Back at the Beginning

ridge  This past Saturday found me back at the beginning – at the foot of Little Haystack in the New Hampshire White Mountains, the first mountain I ever tried (and failed) to climb. It was a couple of months after I had moved to Massachusetts last year, and one weekend we had the idea – let’s climb a mountain. Just two kids from Florida foolish enough to think that the 9 mile Franconia Ridge hike would only take them 3-4 hours. Start in the early afternoon and be done in time to make the 2.5 hour drive home to make dinner. Only it’s different when the hike isn’t flat. It takes longer when you’re climbing straight up. Three hours later we had made it to Shining Rock, and were forced to descend in defeat in order to make it back to the car before dark.

But not this time. This time, failure was not an option. This time, we’d make it to the top.


We started on the Falling Waters Trail, a scenic route where you eventually cross back and forth over the waterfall six times, only once on an actual bridge. It’s an enjoyable way to start a long hike; the air around the falls stays cooler, the view is great, and the slick rocks help prepare you for the rest of the hike. About an hour into the hike you leave the splendor of the falls and enter the woods, where a couple of switchbacks lead you up. And up. And up. There’s very little level ground on this trail. It’s also fairly narrow and busy, so you find yourself squishing to the side quite often to let descending hikers by.

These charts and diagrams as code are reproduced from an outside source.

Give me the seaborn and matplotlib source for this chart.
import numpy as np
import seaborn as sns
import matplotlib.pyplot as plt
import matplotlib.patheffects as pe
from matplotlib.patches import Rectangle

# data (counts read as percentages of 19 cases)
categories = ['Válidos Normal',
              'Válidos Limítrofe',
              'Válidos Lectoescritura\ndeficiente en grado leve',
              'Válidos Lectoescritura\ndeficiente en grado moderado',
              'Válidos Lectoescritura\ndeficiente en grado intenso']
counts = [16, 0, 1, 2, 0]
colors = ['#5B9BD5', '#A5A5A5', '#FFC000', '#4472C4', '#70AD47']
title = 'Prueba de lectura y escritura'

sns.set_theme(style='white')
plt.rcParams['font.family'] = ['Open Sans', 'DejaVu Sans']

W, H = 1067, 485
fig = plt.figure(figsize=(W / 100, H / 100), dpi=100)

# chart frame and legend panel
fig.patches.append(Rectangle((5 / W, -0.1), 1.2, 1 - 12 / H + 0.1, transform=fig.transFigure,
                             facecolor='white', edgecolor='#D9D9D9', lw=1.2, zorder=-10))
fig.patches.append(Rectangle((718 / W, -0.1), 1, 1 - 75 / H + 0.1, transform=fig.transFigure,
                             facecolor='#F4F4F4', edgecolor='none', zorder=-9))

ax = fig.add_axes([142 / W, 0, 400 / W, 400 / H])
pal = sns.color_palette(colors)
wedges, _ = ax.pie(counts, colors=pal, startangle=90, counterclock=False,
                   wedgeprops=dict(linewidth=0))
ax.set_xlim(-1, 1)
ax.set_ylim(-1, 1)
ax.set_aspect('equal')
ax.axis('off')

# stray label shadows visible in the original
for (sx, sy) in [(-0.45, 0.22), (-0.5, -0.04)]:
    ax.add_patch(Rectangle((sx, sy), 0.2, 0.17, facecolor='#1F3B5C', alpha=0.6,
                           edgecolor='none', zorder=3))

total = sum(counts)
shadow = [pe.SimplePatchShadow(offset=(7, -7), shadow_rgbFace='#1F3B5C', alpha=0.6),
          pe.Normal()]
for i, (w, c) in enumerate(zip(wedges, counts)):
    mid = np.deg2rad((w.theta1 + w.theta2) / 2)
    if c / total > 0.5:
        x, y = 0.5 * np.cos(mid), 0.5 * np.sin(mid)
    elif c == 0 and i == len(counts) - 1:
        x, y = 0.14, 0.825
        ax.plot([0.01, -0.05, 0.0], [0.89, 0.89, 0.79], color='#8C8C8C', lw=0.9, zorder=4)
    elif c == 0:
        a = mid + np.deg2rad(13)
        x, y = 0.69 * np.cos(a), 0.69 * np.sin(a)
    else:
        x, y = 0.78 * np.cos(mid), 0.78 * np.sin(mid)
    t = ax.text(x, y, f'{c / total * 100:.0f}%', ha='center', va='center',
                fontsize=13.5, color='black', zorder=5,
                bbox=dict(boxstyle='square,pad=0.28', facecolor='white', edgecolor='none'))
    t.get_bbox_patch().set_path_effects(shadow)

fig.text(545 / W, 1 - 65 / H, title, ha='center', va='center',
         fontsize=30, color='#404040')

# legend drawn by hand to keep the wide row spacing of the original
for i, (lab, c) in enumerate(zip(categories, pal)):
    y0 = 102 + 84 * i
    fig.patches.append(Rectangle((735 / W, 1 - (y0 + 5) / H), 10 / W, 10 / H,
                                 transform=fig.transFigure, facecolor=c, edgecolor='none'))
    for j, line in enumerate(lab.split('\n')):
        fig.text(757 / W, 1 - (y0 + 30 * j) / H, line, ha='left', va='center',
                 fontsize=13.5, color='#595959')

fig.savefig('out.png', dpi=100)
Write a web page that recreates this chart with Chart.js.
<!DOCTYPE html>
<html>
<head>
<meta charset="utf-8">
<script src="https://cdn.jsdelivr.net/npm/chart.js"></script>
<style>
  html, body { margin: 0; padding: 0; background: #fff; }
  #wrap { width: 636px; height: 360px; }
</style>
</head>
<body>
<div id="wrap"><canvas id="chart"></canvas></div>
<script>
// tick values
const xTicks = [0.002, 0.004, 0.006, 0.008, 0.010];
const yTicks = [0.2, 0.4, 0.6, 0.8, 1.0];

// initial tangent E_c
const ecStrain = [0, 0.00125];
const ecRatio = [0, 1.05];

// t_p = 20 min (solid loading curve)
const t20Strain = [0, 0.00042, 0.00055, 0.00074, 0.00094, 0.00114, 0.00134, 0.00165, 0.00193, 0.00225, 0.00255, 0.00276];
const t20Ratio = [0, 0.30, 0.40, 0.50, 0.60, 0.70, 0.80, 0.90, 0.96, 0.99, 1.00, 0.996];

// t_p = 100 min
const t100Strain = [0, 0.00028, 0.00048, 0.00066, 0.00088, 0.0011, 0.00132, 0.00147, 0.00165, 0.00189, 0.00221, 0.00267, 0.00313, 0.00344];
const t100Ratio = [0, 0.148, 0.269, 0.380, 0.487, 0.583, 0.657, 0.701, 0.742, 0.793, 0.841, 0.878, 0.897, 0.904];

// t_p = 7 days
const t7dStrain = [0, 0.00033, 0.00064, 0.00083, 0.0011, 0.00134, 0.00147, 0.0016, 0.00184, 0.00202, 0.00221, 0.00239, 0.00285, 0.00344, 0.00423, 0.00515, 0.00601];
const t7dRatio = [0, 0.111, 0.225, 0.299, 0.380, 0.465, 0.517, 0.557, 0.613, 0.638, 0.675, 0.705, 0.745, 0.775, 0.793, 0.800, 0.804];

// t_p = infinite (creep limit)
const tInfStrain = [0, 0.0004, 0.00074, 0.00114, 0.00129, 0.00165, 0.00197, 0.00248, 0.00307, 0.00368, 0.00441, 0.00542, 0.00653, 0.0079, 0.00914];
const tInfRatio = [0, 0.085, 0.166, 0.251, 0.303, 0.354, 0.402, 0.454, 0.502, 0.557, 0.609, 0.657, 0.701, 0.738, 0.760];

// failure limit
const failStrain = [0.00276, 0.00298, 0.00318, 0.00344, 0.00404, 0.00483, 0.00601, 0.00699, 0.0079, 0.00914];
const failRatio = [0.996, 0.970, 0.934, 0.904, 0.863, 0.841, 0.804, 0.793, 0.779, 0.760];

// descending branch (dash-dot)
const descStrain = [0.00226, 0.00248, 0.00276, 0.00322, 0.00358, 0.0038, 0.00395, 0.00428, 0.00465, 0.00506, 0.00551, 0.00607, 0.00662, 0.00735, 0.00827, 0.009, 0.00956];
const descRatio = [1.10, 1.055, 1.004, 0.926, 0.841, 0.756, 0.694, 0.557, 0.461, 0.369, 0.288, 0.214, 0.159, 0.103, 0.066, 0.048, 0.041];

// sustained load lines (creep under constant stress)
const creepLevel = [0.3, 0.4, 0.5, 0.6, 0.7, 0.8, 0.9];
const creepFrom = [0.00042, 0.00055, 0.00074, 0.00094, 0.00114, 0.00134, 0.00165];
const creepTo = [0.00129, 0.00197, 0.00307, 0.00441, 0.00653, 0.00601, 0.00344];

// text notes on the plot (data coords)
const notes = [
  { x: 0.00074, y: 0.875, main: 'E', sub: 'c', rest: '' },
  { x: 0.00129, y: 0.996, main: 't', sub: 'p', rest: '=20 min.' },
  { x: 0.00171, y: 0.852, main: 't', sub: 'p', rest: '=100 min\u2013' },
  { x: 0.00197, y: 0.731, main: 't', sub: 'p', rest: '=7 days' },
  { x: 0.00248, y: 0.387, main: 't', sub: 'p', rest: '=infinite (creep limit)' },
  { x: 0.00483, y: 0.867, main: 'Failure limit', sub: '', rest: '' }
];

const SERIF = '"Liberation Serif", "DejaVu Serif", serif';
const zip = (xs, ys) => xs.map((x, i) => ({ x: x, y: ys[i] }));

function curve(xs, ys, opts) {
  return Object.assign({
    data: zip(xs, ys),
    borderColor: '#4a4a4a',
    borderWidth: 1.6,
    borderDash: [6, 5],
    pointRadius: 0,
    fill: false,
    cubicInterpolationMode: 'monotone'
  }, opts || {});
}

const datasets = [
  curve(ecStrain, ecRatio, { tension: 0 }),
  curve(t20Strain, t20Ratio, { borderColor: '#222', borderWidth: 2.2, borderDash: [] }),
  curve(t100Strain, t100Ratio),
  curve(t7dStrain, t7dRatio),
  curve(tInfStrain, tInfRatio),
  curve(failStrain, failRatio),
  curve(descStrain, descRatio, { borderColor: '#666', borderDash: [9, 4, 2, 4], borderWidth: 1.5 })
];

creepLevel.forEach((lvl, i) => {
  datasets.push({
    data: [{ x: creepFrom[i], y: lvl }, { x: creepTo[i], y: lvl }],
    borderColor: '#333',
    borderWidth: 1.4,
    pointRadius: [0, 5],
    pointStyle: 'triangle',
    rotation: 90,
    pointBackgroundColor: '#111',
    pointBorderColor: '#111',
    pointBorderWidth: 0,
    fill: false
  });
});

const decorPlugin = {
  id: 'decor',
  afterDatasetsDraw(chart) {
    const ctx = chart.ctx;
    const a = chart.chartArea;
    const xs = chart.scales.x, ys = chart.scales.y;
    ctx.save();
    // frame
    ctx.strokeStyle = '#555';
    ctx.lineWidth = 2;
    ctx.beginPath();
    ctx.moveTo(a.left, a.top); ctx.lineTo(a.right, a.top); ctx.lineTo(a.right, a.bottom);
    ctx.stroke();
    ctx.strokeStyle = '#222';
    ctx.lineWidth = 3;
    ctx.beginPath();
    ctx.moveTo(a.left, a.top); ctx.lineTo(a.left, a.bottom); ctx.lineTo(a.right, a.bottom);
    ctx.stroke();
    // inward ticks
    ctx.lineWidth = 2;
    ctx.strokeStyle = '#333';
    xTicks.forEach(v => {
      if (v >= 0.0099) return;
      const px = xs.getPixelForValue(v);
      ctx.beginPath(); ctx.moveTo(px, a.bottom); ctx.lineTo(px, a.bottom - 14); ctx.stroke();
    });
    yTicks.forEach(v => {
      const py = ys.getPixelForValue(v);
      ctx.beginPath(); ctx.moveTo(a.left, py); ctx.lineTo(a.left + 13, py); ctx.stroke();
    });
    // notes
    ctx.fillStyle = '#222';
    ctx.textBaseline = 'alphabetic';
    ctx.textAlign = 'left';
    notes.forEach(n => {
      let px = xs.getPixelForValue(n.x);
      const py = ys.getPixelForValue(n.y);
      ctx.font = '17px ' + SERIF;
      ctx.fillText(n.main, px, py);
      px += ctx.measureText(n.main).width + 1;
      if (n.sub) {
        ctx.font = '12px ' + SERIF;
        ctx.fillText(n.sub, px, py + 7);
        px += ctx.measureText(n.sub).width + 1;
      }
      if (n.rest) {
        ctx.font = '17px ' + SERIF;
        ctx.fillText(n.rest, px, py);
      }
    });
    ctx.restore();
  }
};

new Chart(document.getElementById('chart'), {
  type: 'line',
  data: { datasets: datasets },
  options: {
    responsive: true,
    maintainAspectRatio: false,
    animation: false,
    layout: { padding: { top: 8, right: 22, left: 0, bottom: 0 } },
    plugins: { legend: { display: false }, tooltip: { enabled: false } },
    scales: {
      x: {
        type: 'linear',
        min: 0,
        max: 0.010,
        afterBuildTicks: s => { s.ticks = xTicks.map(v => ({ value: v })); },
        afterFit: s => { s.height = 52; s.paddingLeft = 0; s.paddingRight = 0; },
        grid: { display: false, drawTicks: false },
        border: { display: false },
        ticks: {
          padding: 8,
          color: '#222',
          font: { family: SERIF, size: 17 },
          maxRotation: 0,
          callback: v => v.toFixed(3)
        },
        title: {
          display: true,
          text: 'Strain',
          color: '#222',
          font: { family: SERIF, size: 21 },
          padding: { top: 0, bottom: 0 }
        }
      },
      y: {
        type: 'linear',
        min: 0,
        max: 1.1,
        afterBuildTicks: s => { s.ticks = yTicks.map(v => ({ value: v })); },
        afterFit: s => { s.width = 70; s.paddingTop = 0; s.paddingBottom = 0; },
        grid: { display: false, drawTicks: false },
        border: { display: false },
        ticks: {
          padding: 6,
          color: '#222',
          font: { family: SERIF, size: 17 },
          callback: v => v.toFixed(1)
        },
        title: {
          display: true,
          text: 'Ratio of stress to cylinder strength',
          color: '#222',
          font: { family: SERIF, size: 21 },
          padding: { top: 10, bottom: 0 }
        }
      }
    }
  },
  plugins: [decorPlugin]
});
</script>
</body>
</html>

ridge1About two hours in, we reached the branch off for Shining Rock. It had taken us three hours to reach this point last time. We were making good time and ready to confront the part of the trail we had never seen before. When it started to rain. We would not be denied. Rain or not, we continued forward, onward, upward, (lots and lots of upward), until at last, we saw the summit rise above us.


This peak was an entirely different experience than any of the other mountains we’ve climbed. At almost 5,000 feet, the wind is rough and cold. You’re literally up among the clouds. After taking a few pictures I found myself sheltering on the leeward side of a rock ledge, trying to stay warm during a quick snack before descent.

Once you reach the top of Little Haystack, you’ve officially entered the Franconia Ridge, which will lead you across Mount Lincoln and Mount Lafayette, where you can descend using the Bridle Trail which will bring you full circle back to the parking area. Completing the entire ridge is our next goal. It’s an entire day’s hike, which will involve some extra planning on behalf of the dogs. Not that they wouldn’t love to hike with us, but they’re too short for such a long hike.

ridge4I also need time for my muscles to recover. Do a few more 5,000 footers. I believe in setting yourself up for success. I was diagnosed with fibromyalgia 14 years ago, and while I don’t let it stop me from doing anything I want to do, I have learned that sometimes you have to be more careful, take more time, and ease your way up to the level you want to be at. This is a challenge that normal muscles complain from; I want climbing mountains to continue to be something I enjoy, not a painful punishment I inflict upon myself. But I feel successful. I met my goal, and I have confidence that when I set out to conquer the entire ridge, I’ll meet that goal as well.